We were flying home from Vladivostok to Izhevsk. Everyone boarded the plane but it wouldn’t leave the terminal. Flight attendant asked women and children to leave the place because it had been taken hostage by a terrorist. He threatened to blow up the airplane. It’s strange how a person can’t be honest to himself and his conscience even in circumstances like this. Some people acted like little children and some like mad men. They speculated whether we’ll fly to China or Japan. We started counting how many dollars we had and what we could buy in the airport in Japan. Later we found out that the terrorist planned to blow the plane up in midair. He just wanted to die beautifully and take us with him. At that point I realized how close I was to death for the first time in my life. I got scared. I was not ready to meet with the One who was standing on the other side of life, the One who would judge our lives and our deeds.

The whole ordeal ended peacefully. The terrorist was disarmed and no one got hurt. I was OK physically, but something inside of me felt broken. Money and muscles could do nothing in that situation. I realized the depth of my vulnerability.

As it often happens in life, God tries to talk to us and we begin to understand Him and accept His words into our hearts but everyday routine of life distracts us and takes us away from God. Unimportant trivial things take place of what’s most important and significant. It happened to me. When I returned to Izhevsk the hustle and bustle of everyday life overshadowed my thoughts of God, death and sin. I immersed myself in the affairs of running a business and living a life. I forgot absolutely everything! But God always finishes what He starts. I forgot, but He reminded me.
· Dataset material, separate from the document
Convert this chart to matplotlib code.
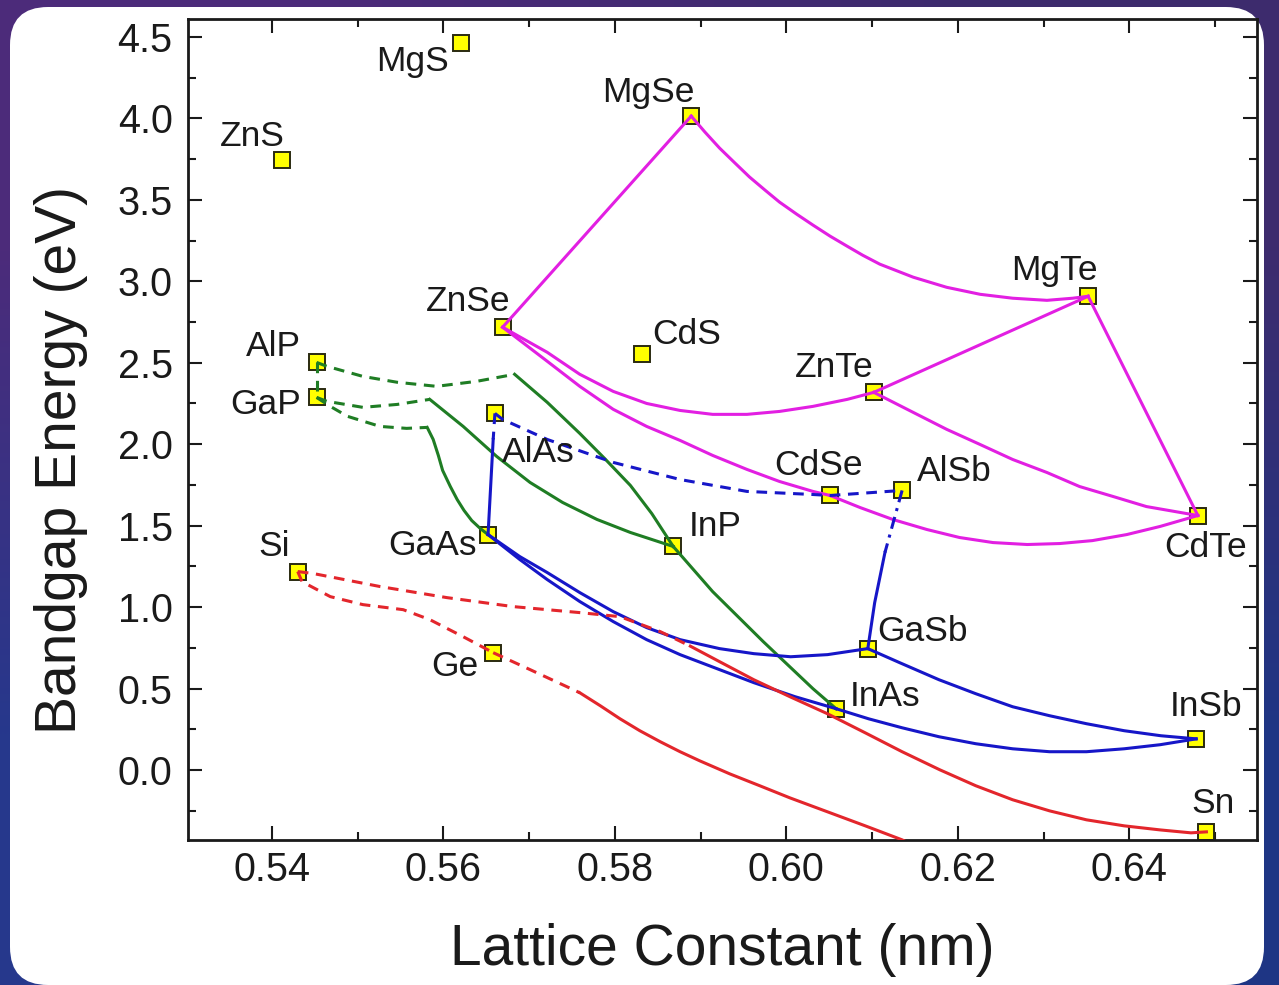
import matplotlib.pyplot as plt
import numpy as np
from matplotlib.patches import FancyBboxPatch
from matplotlib.ticker import MultipleLocator

plt.rcParams['font.family'] = ['Liberation Sans', 'DejaVu Sans']

# compounds: lattice constant (nm) and bandgap (eV)
names = ['ZnS', 'MgS', 'MgSe', 'ZnSe', 'CdS', 'MgTe', 'ZnTe', 'CdSe', 'AlSb', 'CdTe',
         'AlP', 'GaP', 'AlAs', 'GaAs', 'InP', 'Si', 'Ge', 'GaSb', 'InAs', 'InSb', 'Sn']
lattice = [0.5412, 0.5620, 0.5889, 0.5669, 0.5832, 0.6352, 0.6102, 0.6051, 0.6135, 0.6480,
           0.5452, 0.5452, 0.5660, 0.5652, 0.5868, 0.5430, 0.5658, 0.6095, 0.6058, 0.6478, 0.6490]
bandgap = [3.744, 4.463, 4.014, 2.718, 2.552, 2.908, 2.318, 1.685, 1.716, 1.562,
           2.502, 2.287, 2.189, 1.445, 1.372, 1.218, 0.720, 0.745, 0.376, 0.191, -0.380]

# II-VI alloys (magenta)
znse_mgse_x = [0.5669, 0.5889]
znse_mgse_y = [2.718, 4.014]
mgse_mgte_x = [0.5889, 0.5905, 0.5922, 0.5940, 0.5957, 0.5975, 0.5992, 0.6012, 0.6031, 0.6051,
               0.6071, 0.6089, 0.6109, 0.6148, 0.6187, 0.6226, 0.6264, 0.6304, 0.6334, 0.6352]
mgse_mgte_y = [4.014, 3.916, 3.818, 3.726, 3.640, 3.560, 3.486, 3.412, 3.345, 3.277,
               3.215, 3.160, 3.105, 3.025, 2.963, 2.920, 2.896, 2.883, 2.896, 2.908]
znse_znte_x = [0.5669, 0.5721, 0.5759, 0.5798, 0.5837, 0.5876, 0.5914, 0.5954, 0.5992, 0.6031, 0.6071, 0.6102]
znse_znte_y = [2.718, 2.564, 2.429, 2.324, 2.250, 2.207, 2.183, 2.183, 2.201, 2.232, 2.275, 2.318]
znse_cdse_x = [0.5669, 0.5721, 0.5759, 0.5798, 0.5837, 0.5876, 0.5914, 0.5954, 0.5992, 0.6031, 0.6051]
znse_cdse_y = [2.718, 2.509, 2.355, 2.214, 2.109, 2.023, 1.931, 1.845, 1.771, 1.710, 1.685]
cdse_cdte_x = [0.6051, 0.6086, 0.6124, 0.6164, 0.6202, 0.6241, 0.6281, 0.6319, 0.6357, 0.6397, 0.6436, 0.6480]
cdse_cdte_y = [1.685, 1.611, 1.538, 1.476, 1.427, 1.396, 1.384, 1.390, 1.408, 1.445, 1.495, 1.562]
znte_cdte_x = [0.6102, 0.6148, 0.6187, 0.6226, 0.6264, 0.6304, 0.6342, 0.6381, 0.6420, 0.6480]
znte_cdte_y = [2.318, 2.195, 2.091, 1.998, 1.906, 1.826, 1.740, 1.679, 1.617, 1.562]
znte_mgte_x = [0.6102, 0.6352]
znte_mgte_y = [2.318, 2.908]
mgte_cdte_x = [0.6352, 0.6480]
mgte_cdte_y = [2.908, 1.562]

# phosphides (green)
alp_gap_x = [0.5452, 0.5452]
alp_gap_y = [2.502, 2.287]
alp_inp_dash_x = [0.5452, 0.5464, 0.5506, 0.5546, 0.5592, 0.5639, 0.5683]
alp_inp_dash_y = [2.502, 2.478, 2.416, 2.380, 2.355, 2.386, 2.429]
alp_inp_x = [0.5683, 0.5721, 0.5759, 0.5788, 0.5818, 0.5843, 0.5868]
alp_inp_y = [2.429, 2.257, 2.066, 1.912, 1.747, 1.574, 1.372]
gap_inp_dash_x = [0.5452, 0.5464, 0.5506, 0.5546, 0.5584]
gap_inp_dash_y = [2.287, 2.263, 2.226, 2.244, 2.275]
gap_inp_x = [0.5584, 0.5623, 0.5662, 0.5701, 0.5739, 0.5779, 0.5818, 0.5868]
gap_inp_y = [2.275, 2.109, 1.925, 1.765, 1.642, 1.538, 1.458, 1.372]
gap_gaas_dash_x = [0.5452, 0.5468, 0.5488, 0.5526, 0.5557, 0.5581]
gap_gaas_dash_y = [2.287, 2.232, 2.171, 2.109, 2.097, 2.103]
gap_gaas_x = [0.5581, 0.5588, 0.5594, 0.5599, 0.5608, 0.5616, 0.5624, 0.5633, 0.5643, 0.5652]
gap_gaas_y = [2.103, 2.029, 1.931, 1.839, 1.740, 1.660, 1.593, 1.531, 1.482, 1.445]
inp_inas_x = [0.5868, 0.5914, 0.5973, 0.6031, 0.6058]
inp_inas_y = [1.372, 1.095, 0.788, 0.499, 0.376]

# arsenides / antimonides (blue)
alas_gaas_dash_x = [0.5660, 0.5658]
alas_gaas_dash_y = [2.189, 2.029]
alas_gaas_x = [0.5658, 0.5652]
alas_gaas_y = [2.029, 1.445]
alas_alsb_x = [0.5660, 0.5669, 0.5721, 0.5798, 0.5876, 0.5954, 0.6031, 0.6051, 0.6135]
alas_alsb_y = [2.189, 2.152, 2.029, 1.888, 1.783, 1.710, 1.691, 1.685, 1.716]
alsb_gasb_dd_x = [0.6135, 0.6115]
alsb_gasb_dd_y = [1.716, 1.335]
alsb_gasb_x = [0.6115, 0.6103, 0.6095]
alsb_gasb_y = [1.335, 1.027, 0.745]
gaas_gasb_x = [0.5652, 0.5689, 0.5721, 0.5759, 0.5798, 0.5837, 0.5876, 0.5922, 0.5962, 0.6005, 0.6048, 0.6095]
gaas_gasb_y = [1.445, 1.310, 1.212, 1.089, 0.972, 0.874, 0.800, 0.745, 0.714, 0.695, 0.708, 0.745]
gaas_inas_x = [0.5652, 0.5689, 0.5721, 0.5759, 0.5798, 0.5837, 0.5876, 0.5922, 0.5962, 0.6010, 0.6058]
gaas_inas_y = [1.445, 1.292, 1.169, 1.034, 0.911, 0.800, 0.708, 0.616, 0.536, 0.450, 0.376]
gasb_insb_x = [0.6095, 0.6132, 0.6178, 0.6221, 0.6264, 0.6307, 0.6350, 0.6394, 0.6437, 0.6478]
gasb_insb_y = [0.745, 0.659, 0.554, 0.468, 0.388, 0.333, 0.284, 0.241, 0.210, 0.191]
inas_insb_x = [0.6058, 0.6096, 0.6135, 0.6178, 0.6221, 0.6264, 0.6307, 0.6350, 0.6394, 0.6436, 0.6478]
inas_insb_y = [0.376, 0.314, 0.259, 0.204, 0.161, 0.130, 0.112, 0.112, 0.130, 0.155, 0.191]

# group IV (red)
si_sn_dash_x = [0.5430, 0.5448, 0.5526, 0.5604, 0.5681, 0.5759, 0.5806, 0.5853, 0.5888]
si_sn_dash_y = [1.218, 1.206, 1.126, 1.058, 1.003, 0.966, 0.941, 0.849, 0.760]
si_sn_x = [0.5888, 0.5922, 0.5962, 0.6004, 0.6048, 0.6092, 0.6135, 0.6179, 0.6221, 0.6264,
           0.6307, 0.6350, 0.6394, 0.6436, 0.6472, 0.6490]
si_sn_y = [0.760, 0.665, 0.554, 0.450, 0.345, 0.228, 0.112, 0.001, -0.097, -0.183,
           -0.251, -0.306, -0.343, -0.368, -0.386, -0.380]
si_ge_x = [0.5430, 0.5435, 0.5468, 0.5506, 0.5553, 0.5584, 0.5623, 0.5658]
si_ge_y = [1.218, 1.156, 1.064, 1.015, 0.984, 0.923, 0.818, 0.720]
ge_sn_dash_x = [0.5658, 0.5701, 0.5744, 0.5759]
ge_sn_dash_y = [0.720, 0.616, 0.511, 0.474]
ge_sn_x = [0.5759, 0.5783, 0.5806, 0.5829, 0.5853, 0.5876, 0.5899, 0.5934, 0.5969, 0.6004,
           0.6048, 0.6092, 0.6135, 0.6162]
ge_sn_y = [0.474, 0.394, 0.314, 0.241, 0.173, 0.112, 0.056, -0.024, -0.097, -0.171,
           -0.257, -0.343, -0.429, -0.497]

MAGENTA = '#e21fe2'
GREEN = '#1f7d24'
BLUE = '#1616c8'
RED = '#e3262c'
DASH = (0, (3.5, 2.5))
DASHDOT = (0, (4, 2, 1, 2))

curves = [
    (znse_mgse_x, znse_mgse_y, MAGENTA, '-'),
    (mgse_mgte_x, mgse_mgte_y, MAGENTA, '-'),
    (znse_znte_x, znse_znte_y, MAGENTA, '-'),
    (znse_cdse_x, znse_cdse_y, MAGENTA, '-'),
    (cdse_cdte_x, cdse_cdte_y, MAGENTA, '-'),
    (znte_cdte_x, znte_cdte_y, MAGENTA, '-'),
    (znte_mgte_x, znte_mgte_y, MAGENTA, '-'),
    (mgte_cdte_x, mgte_cdte_y, MAGENTA, '-'),
    (alp_gap_x, alp_gap_y, GREEN, DASH),
    (alp_inp_dash_x, alp_inp_dash_y, GREEN, DASH),
    (alp_inp_x, alp_inp_y, GREEN, '-'),
    (gap_inp_dash_x, gap_inp_dash_y, GREEN, DASH),
    (gap_inp_x, gap_inp_y, GREEN, '-'),
    (gap_gaas_dash_x, gap_gaas_dash_y, GREEN, DASH),
    (gap_gaas_x, gap_gaas_y, GREEN, '-'),
    (inp_inas_x, inp_inas_y, GREEN, '-'),
    (alas_gaas_dash_x, alas_gaas_dash_y, BLUE, DASH),
    (alas_gaas_x, alas_gaas_y, BLUE, '-'),
    (alas_alsb_x, alas_alsb_y, BLUE, DASH),
    (alsb_gasb_dd_x, alsb_gasb_dd_y, BLUE, DASHDOT),
    (alsb_gasb_x, alsb_gasb_y, BLUE, '-'),
    (gaas_gasb_x, gaas_gasb_y, BLUE, '-'),
    (gaas_inas_x, gaas_inas_y, BLUE, '-'),
    (gasb_insb_x, gasb_insb_y, BLUE, '-'),
    (inas_insb_x, inas_insb_y, BLUE, '-'),
    (si_sn_dash_x, si_sn_dash_y, RED, DASH),
    (si_sn_x, si_sn_y, RED, '-'),
    (si_ge_x, si_ge_y, RED, DASH),
    (ge_sn_dash_x, ge_sn_dash_y, RED, DASH),
    (ge_sn_x, ge_sn_y, RED, '-'),
]

# label offsets from the marker, in points
label_offsets = {
    'ZnS': (-21.6, 17.3), 'MgS': (-34.6, -13.7), 'MgSe': (-31, 17.3), 'ZnSe': (-24.5, 18.7),
    'CdS': (31.7, 14.4), 'MgTe': (-24.5, 18.7), 'ZnTe': (-28.8, 18), 'CdSe': (-8.6, 21.6),
    'AlSb': (37.4, 13.7), 'CdTe': (5.8, -23), 'AlP': (-31, 11.5), 'GaP': (-36.7, -5),
    'AlAs': (31, -28), 'GaAs': (-40.3, -7.9), 'InP': (30.2, 14.4), 'Si': (-17.3, 18),
    'Ge': (-27.4, -10), 'GaSb': (39.6, 12.2), 'InAs': (35.3, 8.6), 'InSb': (7.2, 23),
    'Sn': (5, 20.2),
}

fig = plt.figure(figsize=(12.79, 9.85), dpi=100)

# slide background: gradient with a white rounded card
bg = fig.add_axes([0, 0, 1, 1], zorder=-10)
bg.set_xlim(0, 1279)
bg.set_ylim(0, 985)
bg.axis('off')
grad = np.array([[[0.30, 0.17, 0.48], [0.24, 0.17, 0.43]],
                 [[0.15, 0.22, 0.55], [0.12, 0.21, 0.52]]])
bg.imshow(grad, extent=(0, 1279, 0, 985), interpolation='bilinear', aspect='auto')
bg.add_patch(FancyBboxPatch((10, 0), 1254, 978, boxstyle='round,pad=0,rounding_size=38',
                            facecolor='white', edgecolor='none'))

ax = fig.add_axes([0.147, 0.1472, 0.8358, 0.8335])
ax.set_facecolor('white')

ax.plot(lattice, bandgap, linestyle='none', marker='s', markersize=12,
        markerfacecolor='#ffff00', markeredgecolor='#2a2a10', markeredgewidth=1.4, zorder=2)

for x, y, color, ls in curves:
    ax.plot(x, y, color=color, linestyle=ls, linewidth=2.2, zorder=3,
            solid_joinstyle='round', dash_joinstyle='round')

for name, x, y in zip(names, lattice, bandgap):
    dx, dy = label_offsets[name]
    ax.annotate(name, (x, y), xytext=(dx, dy), textcoords='offset points',
                ha='center', va='center', fontsize=25.5, color='#1a1a1a', zorder=4)

ax.set_xlim(0.5302, 0.6549)
ax.set_ylim(-0.43, 4.61)
ax.xaxis.set_minor_locator(MultipleLocator(0.01))
ax.yaxis.set_minor_locator(MultipleLocator(0.25))
ax.set_xticks([0.54, 0.56, 0.58, 0.60, 0.62, 0.64])
ax.set_xticklabels(['0.54', '0.56', '0.58', '0.60', '0.62', '0.64'])
ax.set_yticks([0.0, 0.5, 1.0, 1.5, 2.0, 2.5, 3.0, 3.5, 4.0, 4.5])
ax.set_yticklabels(['0.0', '0.5', '1.0', '1.5', '2.0', '2.5', '3.0', '3.5', '4.0', '4.5'])
ax.tick_params(which='both', direction='in', top=True, right=True, width=1.5, colors='#1a1a1a')
ax.tick_params(which='major', length=10)
ax.tick_params(which='minor', length=5.5)
ax.tick_params(axis='x', which='major', labelsize=28.5, pad=8)
ax.tick_params(axis='y', which='major', labelsize=28.5, pad=11)
for spine in ax.spines.values():
    spine.set_linewidth(2)
    spine.set_color('#1a1a1a')

ax.set_xlabel('Lattice Constant (nm)', fontsize=41, color='#1a1a1a', va='center')
ax.set_ylabel('Bandgap Energy (eV)', fontsize=41, color='#1a1a1a', va='center')
ax.xaxis.set_label_coords(0.5, -0.134)
ax.yaxis.set_label_coords(-0.119, 0.463)

fig.savefig('out.png', dpi=100)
One day a friend of mine and I received a shipment of goods at Balezino train station and we were on our way home to Izhevsk. It got dark. We were making plans for the evening. Despite the pouring rain we were driving at around 80 miles per hour. We were happy and content. All of a sudden, there was a car in our land heading straight at us. My friend sharply turned the steering wheel. We spun 180 degrees and hit a ditch on the opposite side of the road. The car made a complete flip and landed on its tires. Everything happened in just a couple of seconds but all I had experienced in that airplane flashed before my eyes. God brought me to the edge of life and death yet again.

God shakes up our lives so that we would start thinking about our acts and so we could recognize His righteousness and accept His love. That One who created us does not want us to perish. God doesn’t take away our life, but reveals to us why we live on this earth. Through this He wants to give us the true joy and meaning of life. Jesus Christ doesn’t just wait for us to come to him but He is constantly pursuing us, trying to reveal Himself to us in the darkest and most confusing moments of our lives.

After all the events that took place in my life, I decided to repent before my God. It is difficult to explain repentance. It’s something deep inside your heart, and outside in your real life at the same time. Something unusual happens after the repentance. Your life changes and it happens inside, in harmony with your heart, your thoughts and your desires.

I remember when after the repentance a friend of mine called me and invited me to a party. I knew what that party would be like. I knew it was going to be wild. It was hard to say no before, but after I became a Christian it was easy. I knew that I was going to the church service that evening. I would listen to God’s words and would give my thankfulness to Him for everything He has done for me.

I am sure that God is knocking on the door of your heart today, but sometimes it is difficult for you to hear Him. Pay attention to your life and the situations you find yourself in. Try to analyze the problems in your life. Take the New Testament and try to find answers to your questions. Perhapes you won’t understand everything, but there are people who can help you. Look for them in Christian churches where the Word of God is preached. Listen to your heart and seek God. He will show you the way as He showed it to me. He had sent believers into my life who helped me sort everything out. They pointed to Christ and His love. They told me about forgiveness and true freedom. I am thankful for everything that happened in my life and I am very grateful to God for His salvation.”